I think you are looking in the wrong place for answers. Most people don't care what the definition of inflation is, and as far as that goes, the Austrian school would say it is entirely the increase in the money supply, not the general level of prices. so, smart people can differ on that. However, people respond viscerally to their own lived experiences, and given that the inflation price index is higher by ~20% since prior to the pandemic, and all adults remember what prices were like just a few years ago, they continue to consider them very high. I just saw on Twitter that Taco Bell and Chick Fil-A prices have risen more than 65% since that time. so, the fact that the statistics that are calculated by the BLS indicate that the rate of change of price rises has slowed from its worst levels in 2021-2022 hardly means that inflation has been solved, at least to most people's minds.

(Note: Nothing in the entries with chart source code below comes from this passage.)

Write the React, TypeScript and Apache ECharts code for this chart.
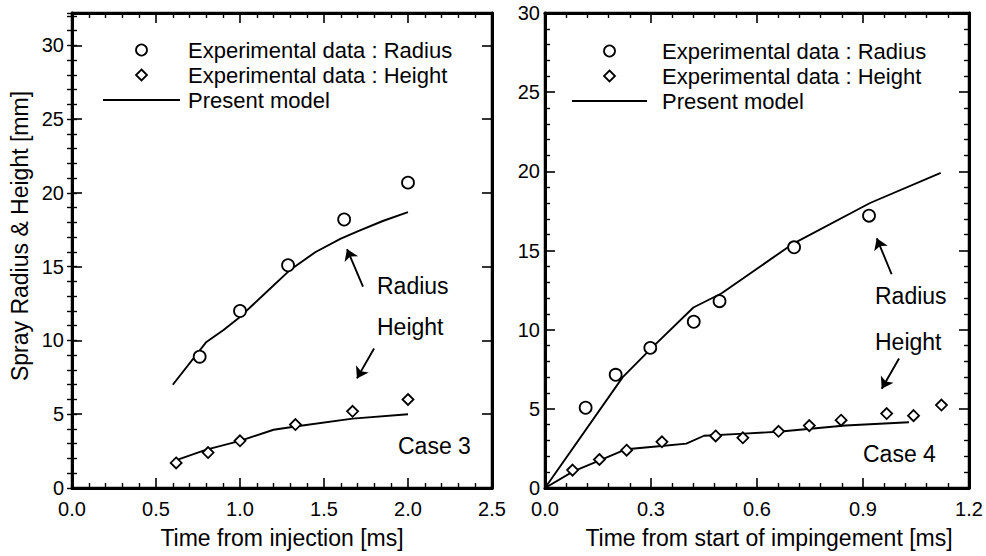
import React, { useEffect, useRef } from "react";
import * as echarts from "echarts";

// ---------- data ----------
const legendNames = ["Experimental data : Radius", "Experimental data : Height", "Present model"];

// Case 3 (left panel)
const case3RadiusExp: number[][] = [[0.76, 8.9], [1.0, 12.0], [1.286, 15.1], [1.62, 18.2], [2.0, 20.7]];
const case3HeightExp: number[][] = [[0.62, 1.7], [0.81, 2.4], [1.0, 3.2], [1.33, 4.3], [1.67, 5.2], [2.0, 6.0]];
const case3RadiusModel: number[][] = [
  [0.6, 7.0], [0.8, 9.9], [0.9, 10.7], [1.0, 11.6], [1.15, 13.2], [1.3, 14.8],
  [1.45, 16.0], [1.6, 16.9], [1.7, 17.4], [1.85, 18.1], [2.0, 18.7],
];
const case3HeightModel: number[][] = [
  [0.6, 1.8], [0.8, 2.6], [1.0, 3.2], [1.2, 3.95], [1.35, 4.2], [1.67, 4.7], [2.0, 5.0],
];

// Case 4 (right panel)
const case4RadiusExp: number[][] = [
  [0.115, 5.07], [0.2, 7.15], [0.298, 8.85], [0.421, 10.5], [0.494, 11.8], [0.705, 15.2], [0.917, 17.2],
];
const case4HeightExp: number[][] = [
  [0.078, 1.13], [0.154, 1.8], [0.231, 2.39], [0.331, 2.92], [0.483, 3.29], [0.56, 3.17],
  [0.661, 3.58], [0.748, 3.94], [0.838, 4.28], [0.967, 4.7], [1.043, 4.57], [1.122, 5.24],
];
const case4RadiusModel: number[][] = [
  [0, 0], [0.22, 7.0], [0.3, 8.8], [0.42, 11.4], [0.5, 12.3], [0.7, 15.4], [0.92, 18.0], [1.12, 19.9],
];
const case4HeightModel: number[][] = [
  [0, 0], [0.08, 1.05], [0.155, 1.75], [0.23, 2.45], [0.33, 2.65], [0.4, 2.8], [0.45, 3.3],
  [0.55, 3.42], [0.66, 3.55], [0.85, 3.95], [1.03, 4.15],
];

// annotation arrows (data coordinates: [from, to])
const case3Arrows: number[][][] = [
  [[1.732, 13.65], [1.637, 16.2]],
  [[1.798, 9.46], [1.696, 7.43]],
];
const case4Arrows: number[][][] = [
  [[0.981, 13.5], [0.939, 15.77]],
  [[1.002, 8.18], [0.953, 6.27]],
];

// axis settings
const leftXTicks = { min: 0, max: 2.5, interval: 0.5 };
const leftYTicks = { min: 0, max: 32.2, interval: 5 };
const rightXTicks = { min: 0, max: 1.2, interval: 0.3 };
const rightYTicks = { min: 0, max: 30, interval: 5 };

const FONT = "'Liberation Sans', Arial, Helvetica, sans-serif";
const BLACK = "#000";
const TEXT_SIZE = 23;
const LEGEND_SIZE = 22;

function baseAxis(extra: any) {
  return {
    type: "value",
    axisLine: { show: true, onZero: false, lineStyle: { color: BLACK, width: 3 } },
    axisTick: { show: true, inside: true, length: 10, lineStyle: { color: BLACK, width: 1.6 } },
    minorTick: { show: false },
    splitLine: { show: false },
    axisLabel: { show: false },
    ...extra,
  };
}

const minorTick = { show: true, splitNumber: 5, length: 5, lineStyle: { color: BLACK, width: 1.4 } };
const minorAxisTick = { show: true, inside: true, length: 5, lineStyle: { color: BLACK, width: 1.4 } };

function scatter(name: string, data: number[][], symbol: string, xi: number, yi: number, size: number) {
  return {
    type: "scatter",
    name,
    data,
    xAxisIndex: xi,
    yAxisIndex: yi,
    symbol,
    symbolSize: size,
    itemStyle: { color: "#fff", borderColor: BLACK, borderWidth: 1.8, opacity: 1 },
    z: 5,
  };
}

function modelLine(data: number[][], xi: number, yi: number, arrows?: number[][][]) {
  const s: any = {
    type: "line",
    name: "Present model",
    data,
    xAxisIndex: xi,
    yAxisIndex: yi,
    symbol: "none",
    showSymbol: false,
    smooth: false,
    lineStyle: { color: BLACK, width: 1.9 },
    itemStyle: { color: BLACK },
    z: 3,
  };
  if (arrows) {
    s.markLine = {
      silent: true,
      symbol: ["none", "arrow"],
      symbolSize: 11,
      label: { show: false },
      lineStyle: { color: BLACK, width: 1.9, type: "solid" },
      emphasis: { disabled: true },
      data: arrows.map((a) => [{ coord: a[0] }, { coord: a[1] }]),
    };
  }
  return s;
}

function txt(text: string, x: number, y: number, size = TEXT_SIZE) {
  return {
    type: "text",
    x,
    y,
    style: {
      text,
      fill: BLACK,
      fontSize: size,
      fontFamily: FONT,
      align: "left",
      verticalAlign: "middle",
    },
  };
}

// hand-built legend (icon + label), one per panel
function legendBlock(lineX1: number, lineX2: number, textX: number, rows: number[]) {
  const cx = (lineX1 + lineX2) / 2;
  const d = 5.5;
  return [
    {
      type: "circle",
      shape: { cx, cy: rows[0], r: 5.5 },
      style: { fill: "#fff", stroke: BLACK, lineWidth: 1.8 },
    },
    {
      type: "polygon",
      shape: { points: [[cx, rows[1] - d], [cx + d, rows[1]], [cx, rows[1] + d], [cx - d, rows[1]]] },
      style: { fill: "#fff", stroke: BLACK, lineWidth: 1.8 },
    },
    {
      type: "line",
      shape: { x1: lineX1, y1: rows[2], x2: lineX2, y2: rows[2] },
      style: { stroke: BLACK, lineWidth: 1.9 },
    },
    txt(legendNames[0], textX, rows[0], LEGEND_SIZE),
    txt(legendNames[1], textX, rows[1], LEGEND_SIZE),
    txt(legendNames[2], textX, rows[2], LEGEND_SIZE),
  ];
}

export default function App() {
  const ref = useRef<HTMLDivElement>(null);

  useEffect(() => {
    if (!ref.current) return;
    const chart = echarts.init(ref.current, undefined, { renderer: "svg" });

    const tickLabel = {
      show: true,
      color: BLACK,
      fontSize: 20,
      fontFamily: FONT,
    };
    const nameStyle = { color: BLACK, fontSize: TEXT_SIZE, fontFamily: FONT };

    const option: any = {
      animation: false,
      backgroundColor: "#fff",
      grid: [
        { left: 72, top: 13, width: 420, height: 475, containLabel: false, show: true, borderColor: BLACK, borderWidth: 2.5, backgroundColor: "transparent" },
        { left: 545, top: 13, width: 424, height: 475, containLabel: false, show: true, borderColor: BLACK, borderWidth: 2.5, backgroundColor: "transparent" },
      ],
      xAxis: [
        baseAxis({
          gridIndex: 0,
          position: "bottom",
          ...leftXTicks,
          minorTick,
          axisLabel: { ...tickLabel, margin: 11, formatter: (v: number) => v.toFixed(1) },
          name: "Time from injection [ms]",
          nameLocation: "middle",
          nameGap: 38,
          nameTextStyle: nameStyle,
        }),
        baseAxis({ gridIndex: 0, position: "top", ...leftXTicks, minorTick }),
        baseAxis({
          gridIndex: 1,
          position: "bottom",
          ...rightXTicks,
          minorTick,
          axisLabel: { ...tickLabel, margin: 11, formatter: (v: number) => v.toFixed(1) },
          name: "Time from start of impingement [ms]",
          nameLocation: "middle",
          nameGap: 38,
          nameTextStyle: { ...nameStyle, padding: [0, 0, 0, 24] },
        }),
        baseAxis({ gridIndex: 1, position: "top", ...rightXTicks, minorTick }),
      ],
      yAxis: [
        baseAxis({
          gridIndex: 0,
          position: "left",
          ...leftYTicks,
          axisLabel: { ...tickLabel, margin: 8, showMaxLabel: false },
        }),
        baseAxis({
          gridIndex: 0,
          position: "left",
          min: leftYTicks.min,
          max: leftYTicks.max,
          interval: 1,
          axisLine: { show: false },
          axisTick: minorAxisTick,
        }),
        baseAxis({ gridIndex: 0, position: "right", ...leftYTicks }),
        baseAxis({
          gridIndex: 0,
          position: "right",
          min: leftYTicks.min,
          max: leftYTicks.max,
          interval: 1,
          axisLine: { show: false },
          axisTick: minorAxisTick,
        }),
        baseAxis({
          gridIndex: 1,
          position: "left",
          ...rightYTicks,
          minorTick,
          axisLabel: { ...tickLabel, margin: 5 },
        }),
        baseAxis({ gridIndex: 1, position: "right", ...rightYTicks, minorTick }),
      ],
      series: [
        scatter(legendNames[0], case3RadiusExp, "circle", 0, 0, 12),
        scatter(legendNames[1], case3HeightExp, "diamond", 0, 0, 11),
        modelLine(case3RadiusModel, 0, 0, case3Arrows),
        modelLine(case3HeightModel, 0, 0),
        scatter(legendNames[0], case4RadiusExp, "circle", 2, 4, 12),
        scatter(legendNames[1], case4HeightExp, "diamond", 2, 4, 11),
        modelLine(case4RadiusModel, 2, 4, case4Arrows),
        modelLine(case4HeightModel, 2, 4),
      ],
      graphic: [
        {
          type: "text",
          x: 20,
          y: 236,
          rotation: Math.PI / 2,
          style: {
            text: "Spray Radius & Height [mm]",
            fill: BLACK,
            fontSize: TEXT_SIZE,
            fontFamily: FONT,
            align: "center",
            verticalAlign: "middle",
          },
        },
        ...legendBlock(103, 180, 188, [50, 75, 100]),
        ...legendBlock(572, 647, 662, [51, 76, 101]),
        txt("Radius", 377, 286),
        txt("Height", 377, 327),
        txt("Case 3", 398, 446),
        txt("Radius", 875, 296),
        txt("Height", 875, 342),
        txt("Case 4", 863, 454),
      ],
    };

    chart.setOption(option);
    return () => chart.dispose();
  }, []);

  return (
    <div
      ref={ref}
      style={{ position: "fixed", left: 0, top: 0, width: 986, height: 556, background: "#fff" }}
    />
  );
}
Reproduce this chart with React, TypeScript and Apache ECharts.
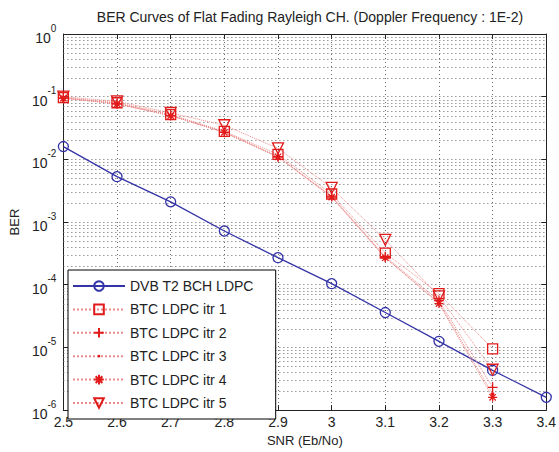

Add to that the ongoing diatribe by the mainstream media regarding the absolute terror if Donald Trump is re-elected president and how the world is going to end despite the facts that during his presidency from 2016-2020, growth was faster, inflation was lower and there were no wars in which the US was involved, has many people panicking that the world is going to end, as they've been instructed. Of course, this could be seen as a cynical ploy by the current administration and its allies in the media to try to ensure that Biden wins reelection, but regardless, if you continue to tell people that the prospect of an election will result in the end of the world, after a while, people assume the world is ending.
I get that you are one of those desperate to prevent Trump from being reelected and so will write whatever you can to try to sway people's views in your favor, but your voice is limited compared to the fear-mongering that occurs nonstop on CNN, MSNCB, NYT and WaPo as well as the broadcast networks. If they continue to fear monger, it seems highly unlikely that the general population will start to believe that things are better absent an extraordinary series of events.